Compliance folks know that in ECOA enforcement action news, on June 19th, the CFPB and the DOJ both announced enforcement actions against a federal savings bank that allegedly violated ECOA in the offering of credit card debt-repayment programs and allegedly engaged in deceptive marketing practices in the offering of certain card add-on products. The CFPB further alleges that its examiners identified several deceptive marketing practices used by the bank to promote five credit card add-on products. The CFPB alleges that the bank's and its service providers misrepresented the products by: marketing them as free of charge when the fee was avoidable only in certain specific circumstances; failing to disclose consumers' ineligibility, causing certain consumers to purchase products from which they could receive no benefit; failing to disclose that consumers were making a purchase, leading consumers to believe they were receiving a benefit or updating their account; and marketing as a limited time offer products that were not so limited. The bank will pay a total of $228.5 million in customer relief and penalties to resolve the allegations.

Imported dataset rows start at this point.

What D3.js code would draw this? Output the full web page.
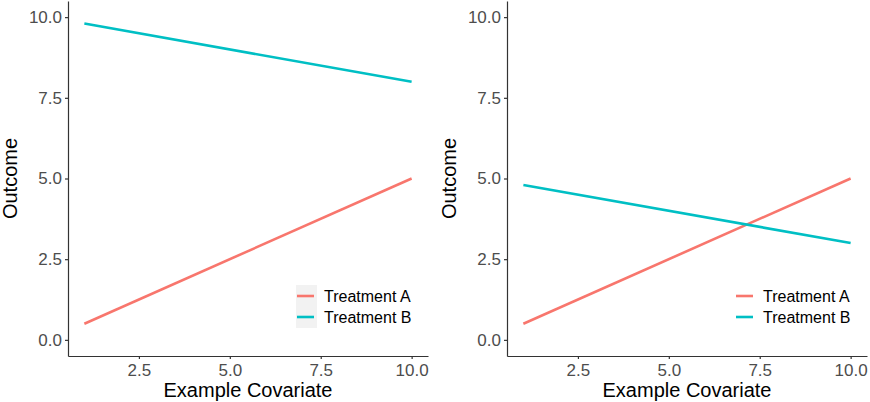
<!DOCTYPE html>
<html>
<head>
<meta charset="utf-8">
<script src="https://cdn.jsdelivr.net/npm/d3@7"></script>
<style>
  body { margin: 0; background: #fff; }
  svg { display: block; font-family: "Liberation Sans", Arial, sans-serif; }
</style>
</head>
<body>
<div id="chart"></div>
<script>
var covariate = [1, 10];
var seriesNames = ["Treatment A", "Treatment B"];
var seriesColors = ["#F8766D", "#00BFC4"];
var leftA = [0.5, 5.0];
var leftB = [9.8, 8.0];
var rightA = [0.5, 5.0];
var rightB = [4.8, 3.0];
var xTicks = [2.5, 5.0, 7.5, 10.0];
var yTicks = [0.0, 2.5, 5.0, 7.5, 10.0];

var svgWidth = 870;
var svgHeight = 402;

var svg = d3.select("#chart")
  .append("svg")
  .attr("width", svgWidth)
  .attr("height", svgHeight);

var panels = [
  {left: 68, series: [leftA, leftB], keyBg: true},
  {left: 507, series: [rightA, rightB], keyBg: false}
];
var panelWidth = 360;
var panelTop = 1;
var panelBottom = 356;

panels.forEach(function(p) {
  var x = d3.scaleLinear().domain([0.55, 10.45]).range([p.left, p.left + panelWidth]);
  var y = d3.scaleLinear().domain([-0.5, 10.5]).range([panelBottom, panelTop]);

  var xAxis = svg.append("g")
    .attr("transform", `translate(0, ${panelBottom})`)
    .call(d3.axisBottom(x).tickValues(xTicks).tickFormat(d3.format(".1f"))
      .tickSize(3).tickSizeOuter(0).tickPadding(5));

  var yAxis = svg.append("g")
    .attr("transform", `translate(${p.left}, 0)`)
    .call(d3.axisLeft(y).tickValues(yTicks).tickFormat(d3.format(".1f"))
      .tickSize(3).tickSizeOuter(0).tickPadding(3));

  [xAxis, yAxis].forEach(function(ax) {
    ax.select(".domain").attr("stroke", "#333").attr("stroke-width", 1.2);
    ax.selectAll(".tick line").attr("stroke", "#333").attr("stroke-width", 1.2);
    ax.selectAll(".tick text")
      .attr("fill", "#4D4D4D")
      .style("font-size", "17px")
      .style("font-family", "'Liberation Sans', Arial, sans-serif");
  });

  var line = d3.line()
    .x(function(d, i) { return x(covariate[i]); })
    .y(function(d) { return y(d); });

  p.series.forEach(function(vals, i) {
    svg.append("path")
      .datum(vals)
      .attr("fill", "none")
      .attr("stroke", seriesColors[i])
      .attr("stroke-width", 2.6)
      .attr("d", line);
  });

  // axis titles
  svg.append("text")
    .attr("x", p.left + panelWidth / 2)
    .attr("y", 397)
    .attr("text-anchor", "middle")
    .style("font-size", "20px")
    .attr("fill", "#000")
    .text("Example Covariate");

  svg.append("text")
    .attr("transform", `translate(${p.left - 51}, ${(panelTop + panelBottom) / 2}) rotate(-90)`)
    .attr("text-anchor", "middle")
    .style("font-size", "20px")
    .attr("fill", "#000")
    .text("Outcome");

  // legend
  var keyX = p.left + panelWidth - 131;
  var legend = svg.append("g");
  if (p.keyBg) {
    legend.append("rect")
      .attr("x", keyX - 1)
      .attr("y", 285)
      .attr("width", 21)
      .attr("height", 43)
      .attr("fill", "#F2F2F2");
  }
  seriesNames.forEach(function(name, i) {
    var ky = 296 + i * 21;
    legend.append("line")
      .attr("x1", keyX).attr("x2", keyX + 17)
      .attr("y1", ky).attr("y2", ky)
      .attr("stroke", seriesColors[i])
      .attr("stroke-width", 2.6);
    legend.append("text")
      .attr("x", keyX + 27)
      .attr("y", ky)
      .attr("dy", "0.35em")
      .style("font-size", "16px")
      .attr("fill", "#000")
      .text(name);
  });
});
</script>
</body>
</html>
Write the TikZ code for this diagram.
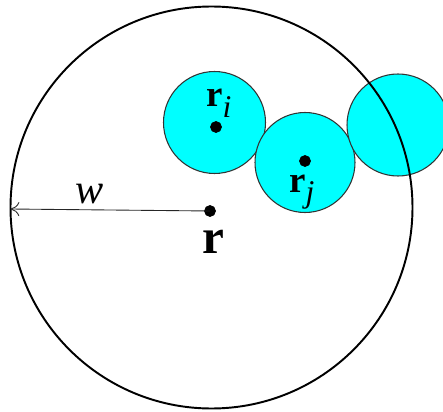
\documentclass[tikz,border=0pt]{standalone}
\usepackage{fontspec}
\setmainfont{Liberation Serif}
\usetikzlibrary{arrows.meta}
\definecolor{aqua}{RGB}{0,255,255}
\tikzset{
  bead/.style={draw=black!80, fill=aqua, line width=0.6pt},
  lbl/.style={inner sep=0pt, anchor=base west},
}
\newcommand{\sub}[2]{{\fontsize{#1}{#1}\selectfont\normalfont\itshape #2}}
\begin{document}
\begin{tikzpicture}
	\clip (0,0) rectangle (8.86,8.22);
	\coordinate (center) at (4.23,4.07);
	\coordinate (Ri) at (4.29,5.77);
	\coordinate (Rj) at (6.10,4.97);
	\coordinate (Rk) at (7.96,5.72);

    % the three beads
    \filldraw[bead] (Ri) circle (1.02);
    \filldraw[bead] (Rj) circle (1.0);
    \filldraw[bead] (Rk) circle (1.02);

    % the outer sphere
    \draw[line width=1.1pt] (center) circle (4.02);

    \filldraw (4.20,4.00) circle (0.11) coordinate (r);
    \filldraw (4.32,5.68) circle (0.11) coordinate (ri);
    \filldraw (6.10,5.00) circle (0.11) coordinate (rj);
    \coordinate (west) at (0.21,4.04);

% Draw the radius w
    \draw[line width=0.5pt, black!85, -{To[length=5pt,width=8pt]}] (r) -- (west);
    \node[lbl] (wlabel) at (1.50,4.16) {\fontsize{24}{24}\selectfont\itshape w};

    \node[lbl] (rlabel) at (4.04,3.16) {\fontsize{28}{28}\selectfont\bfseries r};
    \node[lbl] (rilabel) at (4.12,6.08) {\fontsize{21}{21}\selectfont\bfseries r\raisebox{-6pt}{\sub{18}{i}}};
    \node[lbl] (rjlabel) at (5.78,4.38) {\fontsize{21}{21}\selectfont\bfseries r\raisebox{-6pt}{\sub{18}{j}}};
\end{tikzpicture}
\end{document}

Speaking of penalties, it can't be good when "fraud" and "real estate agent" are used to make the headline to a news story; and it's not. According to the Press Democrat, a former Petaluma, California real estate agent is behind a $20 million Ponzi scheme that bankrupted dozens of retired investors, resulting in 73-year old former real estate agent Aldo Baccala being was sentenced to 20 years in prison and ordered to pay a $6.4 million fine.
The markets?! I won't waste your time: there's not much going on with rates, although agency MBS prices improved about .125 yesterday. For benchmarks, the 10-yr ended last week at 2.63% and ended Monday at 2.62%. And to maintain the "short and simple is better" approach, there is no scheduled news today. In the early going rates are a shade better with the 10-yr.'s yield down to 2.60% and agency MBS prices better by a shade.
"Imagine if all 28,394 of us banned together." "Banded" would be the appropriate word to use there, of course. If anyone from the Illinois Association of Mortgage Professionals would like to change that word, you can see it in the first paragraph on your website. Whereas I am good at butchering it, others should do what they can to preserve the English language...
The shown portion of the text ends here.